## Avoiding Floats

So, the ARM Cortex M3 processor does not include an FPU.  Any floating point operations would require emulation libraries to be linked in and used.  This increases the size of the code and reduces performance.  Thus, I'm trying to avoid floating point math in the tracker.

### GPS Strings

The GPS strings include latitude and longitude which are presumed to be floating point.
\$GPGGA,204403.00,4226.59508,N,07628.88487,W,1,06,2.83,283.3,M,-34.5,M,,*66
These numbers need to be converted to decimal degrees for use in grid square math, and also for the math used by the geofencing code.  They have a fair amount of precision, but the question is "How much do we need?"

### Grid Square Precision

A 6-character grid square has a precision of about 3x4 miles.   Each degree of latitude and longitude is about 69 miles.  So, if we used 1/10th of a degree resolution, we would have a resolution of about 7 miles.  That's not sufficient.  However, if we use 1/100th of a degree, we would then have a resolution of about 0.69 miles.  That's more than adequate for a 6 character grid square.

### Geofencing precision

The generally available geofencing polygons are composed of relatively few points enclosing the countries on the map.  They're not drawn with a great deal of precision near the borders.  A resolution of 0.69 miles should be sufficient to fence off areas in which transmission is prohibited.   So, 1/100th of a degree would work fine here, as well.

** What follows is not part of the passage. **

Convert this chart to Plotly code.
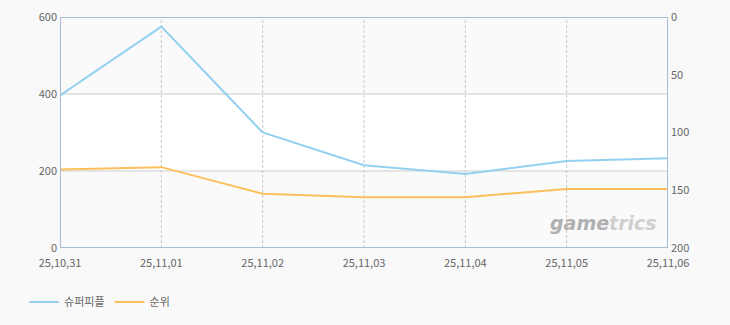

### Assuring 1/100 degree is safe for int32_t

The latitude and longitude numbers, when in decimal degree will range from -180.00 to 180.00.  By shifting the decimal point two places, we can represent these as integer values from -18000 to 18000.

Grid square calculations begin with the latitude and longitude and do divisions and modulo operations to build the grid square representation. Those won't present any difficulties for 32 bit integer math.

The Geofencing logic is more complicated.  The heart of the "PointInPoly" routine, used by the geofencing logic, looks like this:

if ( ((verty[i]>testy) != (verty[j]>testy)) &&
(testx < (vertx[j]-vertx[i]) * (testy-verty[i]) / (verty[j]-verty[i]) + vertx[i]) )
c = !c;
I want to remove the division.  There's a risk that the denominator may be negative.  If it is, it will switch the case of the test from "Less Than" to "Greater Than".  Modifying the code as I implement this algebra yields this:
if  ((verty[i]>testy) != (verty[j]>testy)) {
denominator =  verty[j]-verty[i];
if (denominator > 0) {
if ( (testx - vertx[i]) * denominator < (testy-verty[i]) ) {
c = !c;
}
} else if ( (testx - vertx[i]) * denominator > (testy-verty[i]) ) {
c = !c;
}
}
Denominator worst case:  18000 - -18000 == 36000

So, the worst case math is this:
(testx - vertx[i]) * denominator
IE:
(( 18000 --18000) * 36000) == 36000 * 36000 = 1,296,000,000
The max value of a signed 32 bit integer is:
2^^31 == 2,147,483,647

So, the worst case scanario in the PointInPoly routine, assuming we use integers from -18,000 to 18,000, fits comfortably inside a 32 bit signed number.

### Conclusion

I'll be using Latitude and Longitude to the 1/100th of a degree. I'll represent the values as signed 32 bit integers by multiplying the values by 100 and rounding.  By doing so, I can completely avoid using floating point math and/or 64 bit numbers.  This should keep the tracker code lean and mean.